Here, we present a data-driven ozone-mapping workflow generating a transparent and reliable product.
We map the global distribution of tropospheric ozone from sparse, irregularly placed measurement stations to a high-resolution regular grid using machine learning methods.
The produced map contains the average tropospheric ozone concentration of the years 2010–2014 with a resolution of 0.1∘ × 0.1∘.
The machine learning model is trained on AQ-Bench (“air quality benchmark dataset”), a pre-compiled benchmark dataset consisting of multi-year ground-based ozone measurements combined with an abundance of high-resolution geospatial data.
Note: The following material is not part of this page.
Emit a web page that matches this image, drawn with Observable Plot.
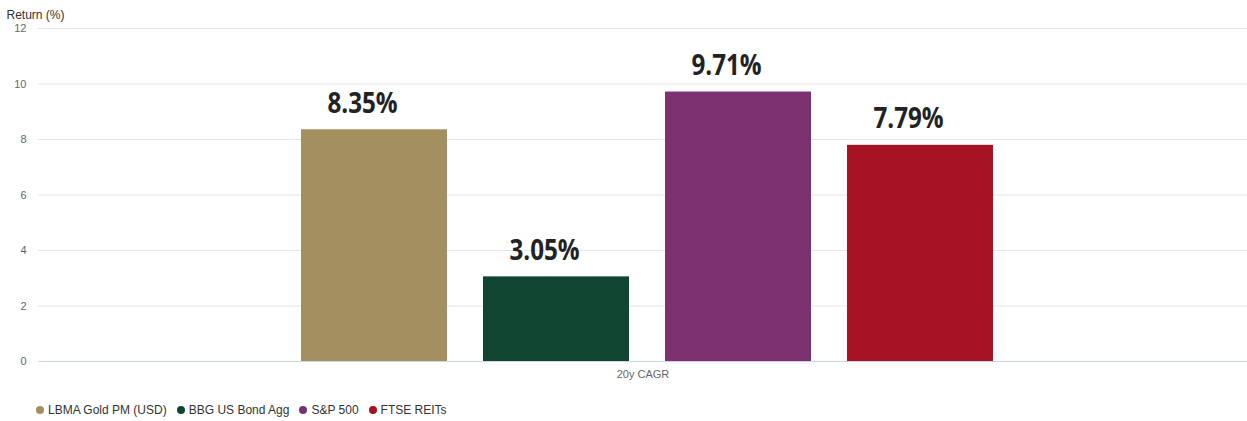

Going beyond standard mapping methods, this work focuses on two key aspects to increase the integrity of the produced map.
Using explainable machine learning methods, we ensure that the trained machine learning model is consistent with commonly accepted knowledge about tropospheric ozone.
To assess the impact of data and model uncertainties on our ozone map, we show that the machine learning model is robust against typical fluctuations in ozone values and geospatial data.
By inspecting the input features, we ensure that the model is only applied in regions where it is reliable. We provide a rationale for the tools we use to conduct a thorough global analysis.
The methods presented here can thus be easily transferred to other mapping applications to ensure the transparency and reliability of the maps produced.